Your startup is thriving and is at crossroads where it is not feasible to operate with just a team of multitasking engineers. It is high time you start focusing on specializing in the development of scalable and trustworthy software systems for your infrastructure. A site reliability engineer (SRE), plays a pivotal role in such a scenario.
SRE incorporates critical elements of software engineering and uses them to resolve infrastructure and operations-associated issues. With this broader perspective, let us see in detail why you need an SRE for your startup.
Builds Reliable Systems
In a startup, the developments happen at a fast pace. Concurrently, system failures also escalate very rapidly. An SRE can help create reliable systems to balance these developments and break things along the process. They prioritize the tasks and understand how to deal with the system design with a single source of failure. They are highly competent to write codes that match production results with the organization’s expectations.
Monitor the Metrics
A well-qualified SRE will strive to increase the organization’s metrics. They are data-driven with excellent analytical skills. For instance, if the requirement is to replace the JAVA process to mitigate the GC issue, an SRE will first analyze the GC timing graph, to determine the optimum solution. An SRE will monitor the infrastructure and application metrics to improve the company’s efficiency.
Support Product Engineering
The SREs are also software engineers capable of providing valuable support in the product development of your startup. These SREs can interact with the engineering team to identify any significant design flaws and pertaining mitigation steps. They can go an extra mile by sharing suggestions to improve the reliability and scalability of the product, through automation.
Typically, an SRE can debug complex codes. They focus on evaluation, testing, and then deriving on the solution. They have experience in debugging theoretical issues and also assess possible cost-effective solutions to prevent a problem from occurring.
Alert Critical Customer Impacting Issues
An ideal site reliability engineer will raise the alarm for any concerns affecting the customers, well before any customer raises a ticket. They understand that critical issues vary with every infrastructure. Accordingly, SREs maintain a specific approach for the alerting system by listing the items to be monitored and optimizing the on-call rotation processes.
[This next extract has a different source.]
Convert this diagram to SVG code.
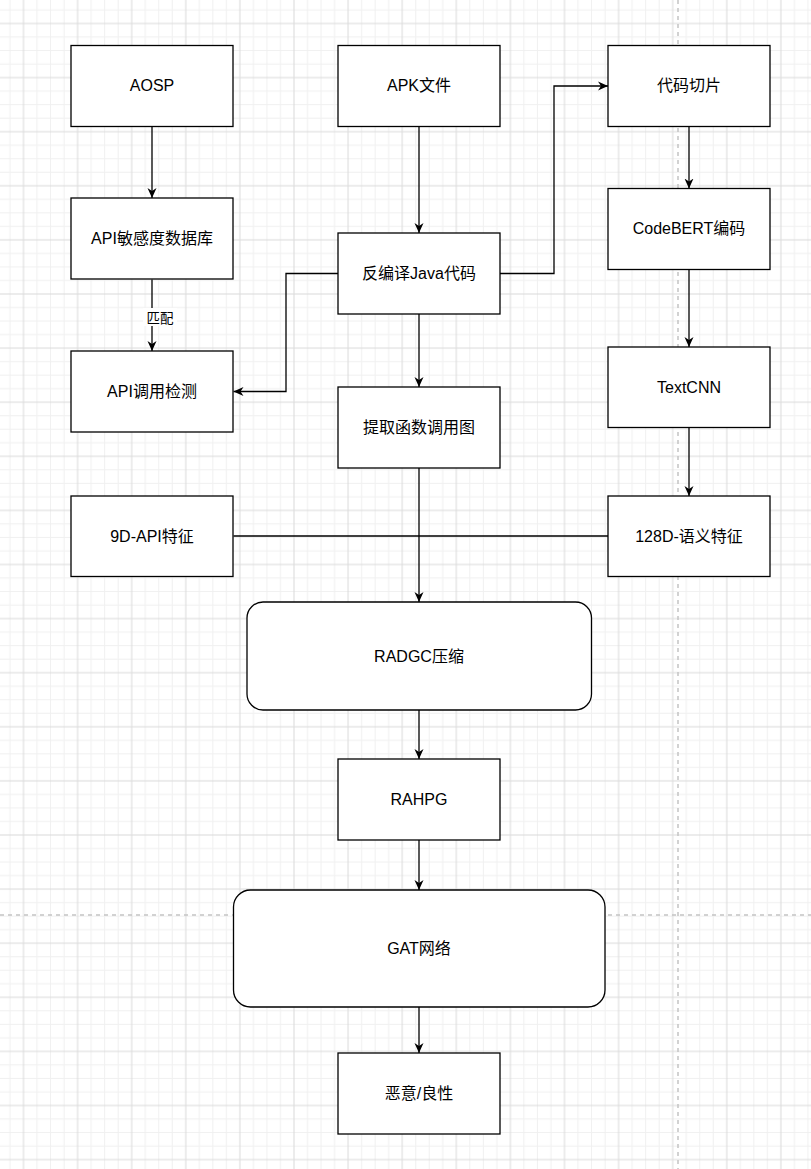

Understand the Scalability of Solutions
The SREs primarily deal with infrastructure segments like GCE, AWS, MySQL, and Redis, to name a few. They are well aware of the scalability of each solution. These engineers are competent enough to suggest the technologies that can support your stack and which ones to avoid. They can diligently suggest suitable pre-existing solutions, thus reducing development time.
Identify Security Threats
Some SREs have good knowledge in the security domain. Though it is not mandatory for all SREs, yet it can be considered as a value-added for your startup. A proficient site reliability engineer with a security background can identify critical security issues of your product.
Your startup is continuously evolving. It needs a resource like an SRE, who not only solves the persisting infrastructural issues of today but also foresees future concerns and the respective solutions, to yield the best results.